I have always liked Joyce Maynard's books. Baby Love and To Die For, both of which I read several years ago, are still pretty fresh in my mind as books I really enjoyed. More recently I read The Usual Rules, a young adult novel dealing with 9/11. Although the subject matter in all of these books is disturbing, they are terrific and interesting reads and approach difficult subjects with frankness, honestly and sensitivity.
Maynard's a good writer - and has an interesting story. She dropped out of Yale to live with J.D. Salinger (Catcher in the Rye) when he was in his 50's and she just barely 20. She wrote about that relationship in her memoir, At Home in the World, which I have not read, but plan to at some point.
Like her other novels I have read, Labor Day deals with disturbing subject matter - a description of "what happens" in the book sounds implausible, but in Maynard's talented hands, the story is believeable, very touching and poignant.

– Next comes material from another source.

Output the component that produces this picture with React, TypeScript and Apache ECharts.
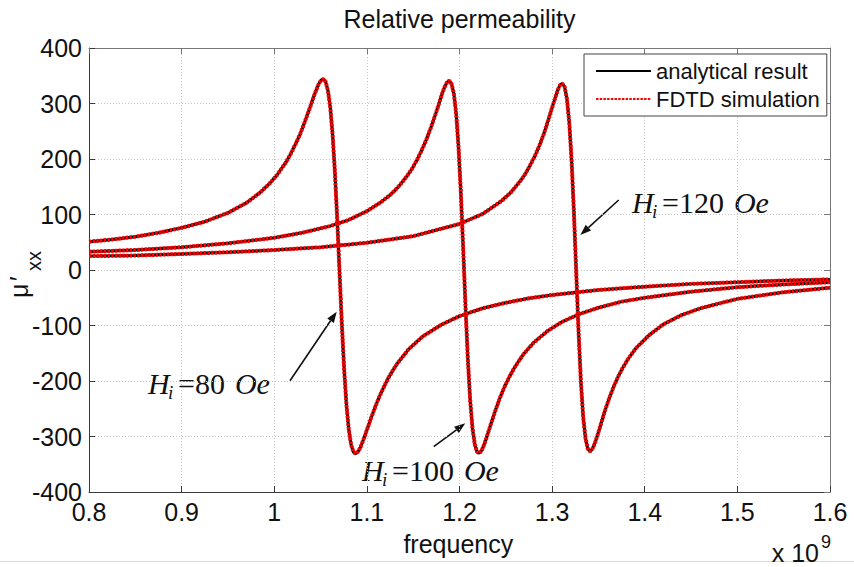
import React, { useEffect, useRef } from "react";
import * as echarts from "echarts";

// Frequency samples (x 10^9) and relative permeability values
const freq80 = [0.8, 0.825, 0.85, 0.875, 0.9, 0.925, 0.95, 0.97, 0.985, 0.995, 1.003, 1.008, 1.013, 1.018, 1.023, 1.028, 1.033, 1.038, 1.043, 1.0455, 1.048, 1.0505, 1.053, 1.0555, 1.058, 1.0605, 1.063, 1.0655, 1.068, 1.0705, 1.073, 1.0755, 1.078, 1.0805, 1.083, 1.0855, 1.088, 1.0905, 1.093, 1.0955, 1.098, 1.103, 1.108, 1.113, 1.118, 1.123, 1.128, 1.133, 1.145, 1.16, 1.18, 1.2, 1.225, 1.25, 1.275, 1.3, 1.35, 1.4, 1.45, 1.5, 1.55, 1.6];
const mu80 = [51, 55, 60, 67, 76, 87, 103, 121, 140, 156, 171, 183, 195, 210, 227, 245, 267, 290, 314, 325, 335, 342, 344, 339, 323, 293, 244, 176, 91, -5, -98, -180, -244, -288, -315, -328, -331, -327, -320, -309, -298, -274, -251, -230, -212, -195, -181, -168, -143, -120, -99, -83, -69, -59, -51, -45, -36, -30, -25, -22, -19, -17];

const freq100 = [0.8, 0.85, 0.9, 0.95, 1, 1.03, 1.06, 1.08, 1.1, 1.115, 1.125, 1.133, 1.139, 1.144, 1.149, 1.154, 1.159, 1.164, 1.169, 1.174, 1.179, 1.1815, 1.184, 1.1865, 1.189, 1.1915, 1.194, 1.1965, 1.199, 1.2015, 1.204, 1.2065, 1.209, 1.2115, 1.214, 1.2165, 1.219, 1.2215, 1.224, 1.2265, 1.229, 1.2315, 1.234, 1.239, 1.244, 1.249, 1.254, 1.259, 1.264, 1.269, 1.28, 1.295, 1.31, 1.33, 1.35, 1.375, 1.4, 1.45, 1.5, 1.55, 1.6];
const mu100 = [33, 36, 41, 48, 58, 67, 79, 90, 106, 122, 135, 148, 160, 171, 183, 198, 215, 234, 256, 280, 306, 319, 330, 338, 341, 335, 317, 280, 220, 138, 38, -66, -160, -234, -285, -314, -328, -330, -325, -315, -303, -290, -277, -252, -229, -209, -192, -177, -164, -152, -131, -110, -94, -79, -68, -57, -50, -39, -31, -26, -22];

const freq120 = [0.8, 0.85, 0.9, 0.95, 1, 1.05, 1.1, 1.15, 1.2, 1.225, 1.245, 1.255, 1.266, 1.271, 1.276, 1.281, 1.286, 1.291, 1.296, 1.301, 1.3035, 1.306, 1.3085, 1.311, 1.3135, 1.316, 1.3185, 1.321, 1.3235, 1.326, 1.3285, 1.331, 1.3335, 1.336, 1.3385, 1.341, 1.3435, 1.346, 1.3485, 1.351, 1.3535, 1.356, 1.361, 1.366, 1.371, 1.376, 1.381, 1.386, 1.391, 1.405, 1.42, 1.44, 1.46, 1.5, 1.55, 1.6];
const mu120 = [25, 26, 29, 32, 36, 41, 49, 61, 83, 101, 124, 139, 161, 173, 188, 204, 223, 245, 271, 298, 311, 324, 333, 336, 330, 308, 266, 198, 105, -3, -110, -199, -264, -303, -322, -327, -322, -313, -300, -287, -273, -259, -234, -212, -193, -177, -163, -151, -140, -117, -98, -81, -69, -52, -40, -32];

const seriesNames = ["analytical result", "FDTD simulation"];
const fieldLabels = ["80", "100", "120"];
const xRange = [0.8, 1.6, 0.1];
const yRange = [-400, 400, 100];

const SANS = "'Liberation Sans', Arial, sans-serif";
const SERIF = "'Liberation Serif', 'Times New Roman', serif";
const INK = "#111";

function annotation(x0: number, baseline: number, num: string) {
  const eqW = (0.564 + 0.5 * num.length) * 30;
  const base = { fill: INK, align: "left", verticalAlign: "middle", fontFamily: SERIF };
  return {
    type: "group",
    silent: true,
    children: [
      { type: "text", x: x0, y: baseline - 10, style: { ...base, text: "H", fontSize: 30, fontStyle: "italic" } },
      { type: "text", x: x0 + 20, y: baseline - 0.5, style: { ...base, text: "i", fontSize: 19, fontStyle: "italic" } },
      { type: "text", x: x0 + 30, y: baseline - 10, style: { ...base, text: "=" + num, fontSize: 30 } },
      { type: "text", x: x0 + 30 + eqW + 10, y: baseline - 10, style: { ...base, text: "Oe", fontSize: 30, fontStyle: "italic" } },
    ],
  };
}

function arrow(x1: number, y1: number, x2: number, y2: number) {
  const dx = x2 - x1, dy = y2 - y1;
  const len = Math.hypot(dx, dy);
  const ux = dx / len, uy = dy / len;
  const hl = 11, hw = 4;
  const bx = x2 - hl * ux, by = y2 - hl * uy;
  const nx = -uy * hw, ny = ux * hw;
  return [
    { type: "line", silent: true, shape: { x1, y1, x2: bx, y2: by }, style: { stroke: INK, lineWidth: 1.6 } },
    { type: "polygon", silent: true, shape: { points: [[x2, y2], [bx + nx, by + ny], [bx - nx, by - ny]] }, style: { fill: INK } },
  ];
}

export default function App() {
  const ref = useRef<HTMLDivElement>(null);
  useEffect(() => {
    if (!ref.current) return;
    const chart = echarts.init(ref.current, null, { renderer: "svg" });
    const curves = [
      { f: freq80, m: mu80 },
      { f: freq100, m: mu100 },
      { f: freq120, m: mu120 },
    ];
    const zip = (f: number[], m: number[]) => f.map((v, i) => [v, m[i]]);
    const series: any[] = [];
    curves.forEach((c) =>
      series.push({
        type: "line", name: seriesNames[0], data: zip(c.f, c.m), symbol: "none", showSymbol: false, silent: true,
        lineStyle: { color: "#000", width: 3 }, itemStyle: { color: "#000" }, z: 2,
      })
    );
    curves.forEach((c) =>
      series.push({
        type: "line", name: seriesNames[1], data: zip(c.f, c.m), symbol: "none", showSymbol: false, silent: true,
        lineStyle: { color: "#ff0000", width: 4, type: [2.5, 1.2] }, itemStyle: { color: "#ff0000" }, z: 3,
      })
    );
    const axisColor = "#3a3a3a";
    const split = { show: true, lineStyle: { color: "#c4c4c4", type: [1, 2], width: 1 } };
    chart.setOption({
      animation: false,
      backgroundColor: "#fff",
      grid: { left: 89, top: 48, width: 741, height: 444, containLabel: false },
      legend: {
        data: seriesNames,
        orient: "vertical",
        left: 584,
        top: 54,
        itemWidth: 55,
        itemHeight: 14,
        itemGap: 6,
        padding: [6, 7, 6, 11],
        backgroundColor: "#fff",
        borderColor: "#444",
        borderWidth: 1,
        borderRadius: 0,
        selectedMode: false,
        itemStyle: { opacity: 0, borderWidth: 0 },
        textStyle: { fontSize: 22, fontFamily: SANS, color: INK },
      },
      xAxis: [
        {
          type: "value", min: xRange[0], max: xRange[1], interval: xRange[2], position: "bottom",
          axisLine: { show: true, onZero: false, lineStyle: { color: axisColor } },
          axisTick: { show: true, inside: true, length: 6, lineStyle: { color: axisColor } },
          axisLabel: {
            fontSize: 25, fontFamily: SANS, color: INK, margin: 7,
            formatter: (v: number) => String(+v.toFixed(1)),
          },
          splitLine: split,
        },
        {
          type: "value", min: xRange[0], max: xRange[1], interval: xRange[2], position: "top",
          axisLine: { show: true, onZero: false, lineStyle: { color: "#777" } },
          axisTick: { show: true, inside: true, length: 6, lineStyle: { color: "#777" } },
          axisLabel: { show: false },
          splitLine: { show: false },
        },
      ],
      yAxis: [
        {
          type: "value", min: yRange[0], max: yRange[1], interval: yRange[2], position: "left",
          axisLine: { show: true, onZero: false, lineStyle: { color: axisColor } },
          axisTick: { show: true, inside: true, length: 6, lineStyle: { color: axisColor } },
          axisLabel: { fontSize: 25, fontFamily: SANS, color: INK, margin: 7 },
          splitLine: split,
        },
        {
          type: "value", min: yRange[0], max: yRange[1], interval: yRange[2], position: "right",
          axisLine: { show: true, onZero: false, lineStyle: { color: "#777" } },
          axisTick: { show: true, inside: true, length: 6, lineStyle: { color: "#777" } },
          axisLabel: { show: false },
          splitLine: { show: false },
        },
      ],
      series,
      graphic: [
        {
          type: "text", x: 459.5, y: 18.5, silent: true,
          style: { text: "Relative permeability", fontSize: 25, fontFamily: SANS, fill: INK, align: "center", verticalAlign: "middle" },
        },
        {
          type: "text", x: 458.3, y: 544, silent: true,
          style: { text: "frequency", fontSize: 25, fontFamily: SANS, fill: INK, align: "center", verticalAlign: "middle" },
        },
        {
          type: "text", x: 771.7, y: 553, silent: true,
          style: { text: "x 10", fontSize: 25, fontFamily: SANS, fill: INK, align: "left", verticalAlign: "middle" },
        },
        {
          type: "text", x: 821, y: 541.5, silent: true,
          style: { text: "9", fontSize: 18, fontFamily: SANS, fill: INK, align: "left", verticalAlign: "middle" },
        },
        {
          type: "group", x: 28, y: 298, rotation: Math.PI / 2, silent: true,
          children: [
            { type: "text", x: 0, y: -9, style: { text: "μ", fontSize: 25, fontFamily: SANS, fill: INK, align: "left", verticalAlign: "middle" } },
            { type: "text", x: 17, y: -9, style: { text: "′", fontSize: 25, fontFamily: SANS, fill: INK, align: "left", verticalAlign: "middle" } },
            { type: "text", x: 27, y: 6, style: { text: "xx", fontSize: 20, fontFamily: SANS, fill: INK, align: "left", verticalAlign: "middle" } },
          ],
        },
        annotation(148, 393, fieldLabels[0]),
        annotation(362, 480, fieldLabels[1]),
        annotation(632, 212, fieldLabels[2]),
        ...arrow(290, 380.7, 336.7, 311.7),
        ...arrow(433.7, 446.7, 465.3, 423.3),
        ...arrow(618.7, 200, 580.3, 235),
        {
          type: "line", silent: true, shape: { x1: 0, y1: 561.5, x2: 854, y2: 561.5 },
          style: { stroke: "#d6d6d6", lineWidth: 1 }, z: -1,
        },
      ],
    });
    return () => chart.dispose();
  }, []);
  return <div ref={ref} style={{ position: "absolute", left: 0, top: 0, width: 854, height: 567 }} />;
}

She really develops these characters so skillfully for the reader that you feel you know and understand them and what they do and how they react to the situations described.
This is really a coming of age story - the story of Henry, a 13 year old boy living with his agoraphobic mother in a small town in New Hampshire (where Maynard grew up, by the way). When they venture out into the world right before Labor Day to buy new school clothes for Henry, they meet and are "abducted" by an escpaped convict. He turns out to be very different from what you would expect.
This is a page-turner, for sure, but also a very touching story about love.
Highly recommended!
One more interesting thing- for me anyway - is the fact that Danielle, my son's fiance, went to school with Maynard's children!